Por varios meses el texto fue, obviamente, motivo de diversos comentarios en la prensa norteamericana.
“Aunque intentamos mantener la compostura, durante unos diez días Clay Felker y yo sentimos que la tierra se abría bajo nuestros pies —dijo Wolfe, treinta años después de la experiencia—. Sin embargo, luego de la conmoción inicial, John Whitney se mantuvo firme a nuestro lado, y yo no he vuelto a ver a nuestro director general, Jim Bellows, tan contento como en aquellos tiempos. Disfrutó de cada segundo del escándalo. Lo tomaba para desayunar, y por la noche añadía una pizca a su café doble. Después de un par de semanas, Clay y yo descubrimos que lo único que había cambiado en nuestra vida era que personas ricas y famosas, a quienes no conocíamos de nada, empezaban a invitarnos a sus fiestas”.
Con dichos antecedentes, “Clay y yo —refirió Wolfe— estábamos bastante curados de espanto cuando la sombra de Lyndon Johnson [1908-1973] empezó a cernirse sobre nuestras cabezas”.
Les llamaba Richard Goodwin (1913-1996) desde la Casa Blanca sólo para comentarles que los artículos “sobre el ‘New Yorker’ eran sensacionalistas, ponzoñosos y vergonzosos”. Pero Felker detuvo la retahíla de andanadas del funcionario: “Perdone, lamento interrumpir —dijo Clay—, pero si tuviera la gentileza de poner por escrito todo lo que acaba de decirme en una página con membrete de la Casa Blanca y enviármelo, le prometo que lo publicaremos”.
No volvieron a tener ni una noticia más de la Presidencia demócrata, ocupada por el sucesor del recientemente asesinado John F. Kennedy (1917-1963).
Como era de esperarse en la prensa demasiado previsible, ésta descargó toda su ira contra el “New Yorker”, el Herald Tribune y especialmente sobre Tom Wolfe. Son los resultados, finalmente, del “perro que come la carne de perro”, que en el circuito periodístico no debe hacerse según las reglas establecidas vaya uno a saber por quién periodista relamido, cicatero y asustadizo.
Si estas cosas acontecieron en lo que se ha dado en denominar Primer Mundo, imagínese el lector lo que no deja de suceder en territorios, digamos, como el nuestro: una zona aún en vías de desarrollo. Y si en Estados Unidos por lo menos se insulta a los supuestos ofensores (que es ratificar su existencia escritural, contestar de algún modo su atrevimiento), aquí en México se los remite al silencio, no existen, carecen de nombres y apellidos, no hacen ruido. Son nada.

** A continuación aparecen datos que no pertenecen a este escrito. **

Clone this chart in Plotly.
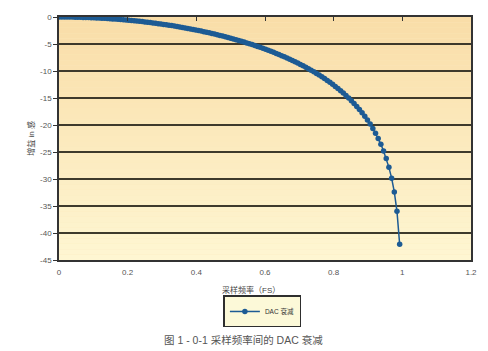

El New Yorker, a un siglo de su existencia, continúa imprimiéndose en papel y siendo leída también en la web mientras el Herald Tribune, tras diversos problemas económicos y cambios de nombres, dejó de existir poco después de aquel escándalo periodístico.
El New Yorker, a diferencia de las publicaciones de su tipo en México (que regulan sus estándares a partir de amistades, favoritismos, conveniencias, oportunismos, acomodamientos y una distribución no equitativa de loas e injurias), mantiene sus críticas de acuerdo a las propias visiones imparciales de sus colaboradores sin rasgos de ideologización parental, lo que hace a esta publicación mantener una digna autonomía editorial.